Given all the above, it's little wonder that a bullish 1997 Merrill-Lynch analysis of Telmex stock cited government regulation "tilting in Telmex's favor." It noted that because Avantel and the AT&T joint venture Alestra have "too aggressively" challenged certain regulations in the courts -- the analysts called this a "very un-Mexican thing to do" -- "we now expect any close regulatory calls to be decided in favor of Telmex." Of course, the carriers have a simple explanation for why they go to the courts: judges respond, while the telecom regulatory commission frequently does not.

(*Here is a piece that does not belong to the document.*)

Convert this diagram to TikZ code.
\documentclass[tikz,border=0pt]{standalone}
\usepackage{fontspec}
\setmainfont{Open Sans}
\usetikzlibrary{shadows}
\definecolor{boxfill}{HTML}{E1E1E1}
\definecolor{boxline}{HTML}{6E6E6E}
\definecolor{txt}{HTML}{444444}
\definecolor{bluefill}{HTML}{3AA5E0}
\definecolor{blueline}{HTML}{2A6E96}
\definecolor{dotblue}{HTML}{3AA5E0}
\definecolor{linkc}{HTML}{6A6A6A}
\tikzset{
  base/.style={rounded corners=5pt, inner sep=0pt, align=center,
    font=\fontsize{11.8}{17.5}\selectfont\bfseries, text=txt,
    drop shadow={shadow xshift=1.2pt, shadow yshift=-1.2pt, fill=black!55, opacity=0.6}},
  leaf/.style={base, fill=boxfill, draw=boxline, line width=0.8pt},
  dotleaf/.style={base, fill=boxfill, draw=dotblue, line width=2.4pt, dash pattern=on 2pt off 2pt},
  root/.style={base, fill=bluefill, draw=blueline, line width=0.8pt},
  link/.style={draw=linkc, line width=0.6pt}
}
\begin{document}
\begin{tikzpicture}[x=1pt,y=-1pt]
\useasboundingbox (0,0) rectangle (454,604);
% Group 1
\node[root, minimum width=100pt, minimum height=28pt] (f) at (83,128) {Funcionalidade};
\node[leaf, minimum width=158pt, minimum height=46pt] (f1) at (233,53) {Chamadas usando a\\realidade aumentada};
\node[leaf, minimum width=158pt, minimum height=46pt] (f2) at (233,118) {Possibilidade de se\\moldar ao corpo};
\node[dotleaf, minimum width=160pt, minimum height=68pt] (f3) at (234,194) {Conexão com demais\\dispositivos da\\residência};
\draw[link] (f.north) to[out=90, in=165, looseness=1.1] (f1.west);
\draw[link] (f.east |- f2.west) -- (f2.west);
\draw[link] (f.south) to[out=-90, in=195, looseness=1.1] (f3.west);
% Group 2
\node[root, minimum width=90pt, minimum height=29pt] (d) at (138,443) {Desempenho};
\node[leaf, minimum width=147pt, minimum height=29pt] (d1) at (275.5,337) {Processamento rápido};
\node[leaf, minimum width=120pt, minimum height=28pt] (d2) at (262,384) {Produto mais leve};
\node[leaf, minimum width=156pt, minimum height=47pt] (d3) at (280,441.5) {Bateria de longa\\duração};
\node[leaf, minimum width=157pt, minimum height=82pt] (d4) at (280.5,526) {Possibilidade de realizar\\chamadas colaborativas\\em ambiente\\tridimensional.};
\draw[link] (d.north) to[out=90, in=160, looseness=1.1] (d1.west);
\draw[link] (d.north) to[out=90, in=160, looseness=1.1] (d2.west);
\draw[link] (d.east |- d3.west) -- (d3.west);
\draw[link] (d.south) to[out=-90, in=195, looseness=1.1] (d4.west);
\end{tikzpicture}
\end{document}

Where will all this lead? One hopes it will lead to a fair negotiated settlement of all the issues. One guesses that the FCC is full of officials crossing their fingers, hoping that two sets of negotiations now underway will succeed. I'm referring to international talks on accounting rates, and domestic discussions on interconnection terms, where even the infamous 58 percent surcharge is apparently on the table.

Let's be realistic and recognize that when issues under discussion between the U.S. and Mexico reach this stage, with agencies of each government pressing the other to change, and with companies on both sides lobbying, then it is only a matter of time before the whole debate takes on a political coloration. The baggage of U.S.-Mexican history enters the picture. Words like "sovereignty" start getting tossed around, and the basic economics at stake begin to get foggy.

Mexico of course has the right to define and to defend its sovereignty as it wishes. And God knows that at times, history has given Mexico reason to watch out when certain of its neighbors come knocking, talking about grand principles and asking Mexicans to change. Fair enough.

But it's also fair to say that Mexicans would be mistaken to view the U.S. position as a high-tech Helms-Burton, a unilateral move seen in Mexico as having no chance of success, and rooted in ideas accepted in Washington only.

In telecom, there can be an outcome that benefits both sides, an outcome that is rooted in the enlightened Mexican policies that have done so much to advance Mexico's economy, and to make Mexico a place that attracts and deserves investment from around the world.

What is really at stake is the welfare of consumers on both sides of the border -- as measured by the prices they pay now for telecommunications services, by the kind of markets we create for those services, and therefore the kind of economy we will all inhabit for generations to come.

What's at stake is access to the greatest economic development program in the world -- free, open, and competitive telecom markets.

Free markets have brought opportunity throughout economic history, but there's something unique about the information technology revolution: It's egalitarian.

Never before has a cutting-edge technology come on the scene and become available so rapidly to every economy in the world. Geography is not a barrier, scale is not a requirement. Technology-based businesses can be set up in Dominica as easily as in Denver, software design can occur as easily in Quito as in Connecticut.

We don't conceive of this as an economic development program because governments don't institutionalize it. It's easy to miss -- it's just the market, doing its work. But it's real, and every nation can reap its benefits.

I won't make a prediction about the outcome, but I am an optimist. I believe people on both sides of the border will follow the right principles, and the result will be better access and lower costs to consumers and businesses, stronger telecom industries, and a stronger regulator in Mexico.